__What is expected__. Leave out the pictures and retype only the lines from the opening line to the line that holds "from matplotlib.colors import", both ends included.

── Information shown ──

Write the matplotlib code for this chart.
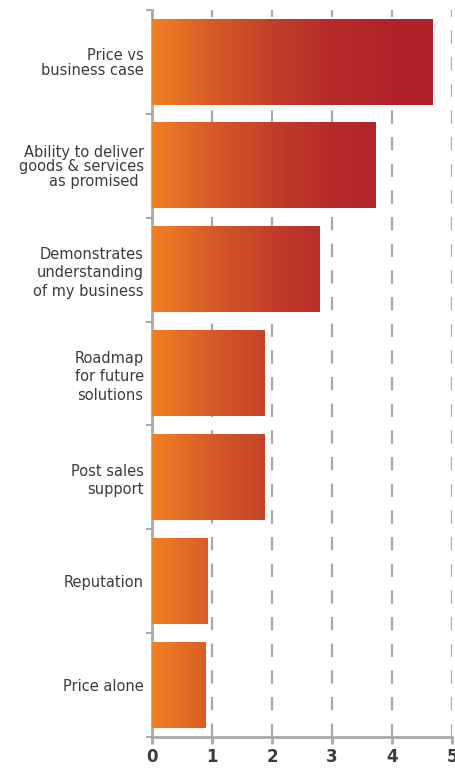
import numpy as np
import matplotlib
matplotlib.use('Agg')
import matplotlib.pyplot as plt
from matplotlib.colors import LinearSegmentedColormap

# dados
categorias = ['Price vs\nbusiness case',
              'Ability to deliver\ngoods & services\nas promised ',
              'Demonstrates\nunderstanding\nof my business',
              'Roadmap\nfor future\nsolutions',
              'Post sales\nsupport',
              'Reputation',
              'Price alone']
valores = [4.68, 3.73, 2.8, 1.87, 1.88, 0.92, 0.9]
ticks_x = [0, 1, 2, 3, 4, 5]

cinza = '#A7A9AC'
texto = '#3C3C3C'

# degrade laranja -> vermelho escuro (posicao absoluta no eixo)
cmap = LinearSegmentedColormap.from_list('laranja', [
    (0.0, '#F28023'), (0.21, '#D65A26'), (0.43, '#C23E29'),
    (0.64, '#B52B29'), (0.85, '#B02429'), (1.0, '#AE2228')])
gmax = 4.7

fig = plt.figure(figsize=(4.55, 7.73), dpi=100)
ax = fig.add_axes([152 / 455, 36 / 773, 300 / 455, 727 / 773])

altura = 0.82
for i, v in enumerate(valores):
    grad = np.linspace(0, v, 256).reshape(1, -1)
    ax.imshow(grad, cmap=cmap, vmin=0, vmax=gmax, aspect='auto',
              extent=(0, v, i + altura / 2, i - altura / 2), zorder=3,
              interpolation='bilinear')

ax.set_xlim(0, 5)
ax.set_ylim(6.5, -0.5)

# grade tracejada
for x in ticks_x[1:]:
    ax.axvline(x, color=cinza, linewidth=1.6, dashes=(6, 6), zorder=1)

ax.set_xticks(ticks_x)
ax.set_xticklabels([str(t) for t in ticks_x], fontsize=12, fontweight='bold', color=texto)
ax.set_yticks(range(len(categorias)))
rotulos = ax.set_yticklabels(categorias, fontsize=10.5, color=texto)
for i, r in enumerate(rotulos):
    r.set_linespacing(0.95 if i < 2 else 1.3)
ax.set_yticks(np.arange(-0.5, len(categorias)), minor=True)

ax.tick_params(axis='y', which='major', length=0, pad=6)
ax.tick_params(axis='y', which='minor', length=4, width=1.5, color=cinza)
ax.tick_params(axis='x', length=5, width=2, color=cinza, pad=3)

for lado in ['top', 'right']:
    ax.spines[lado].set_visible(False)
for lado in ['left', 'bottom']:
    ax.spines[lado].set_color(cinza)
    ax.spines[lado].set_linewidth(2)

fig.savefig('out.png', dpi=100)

───

__Final answer__.
Write the matplotlib code for this chart.
import numpy as np
import matplotlib
matplotlib.use('Agg')
import matplotlib.pyplot as plt
from matplotlib.colors import LinearSegmentedColormap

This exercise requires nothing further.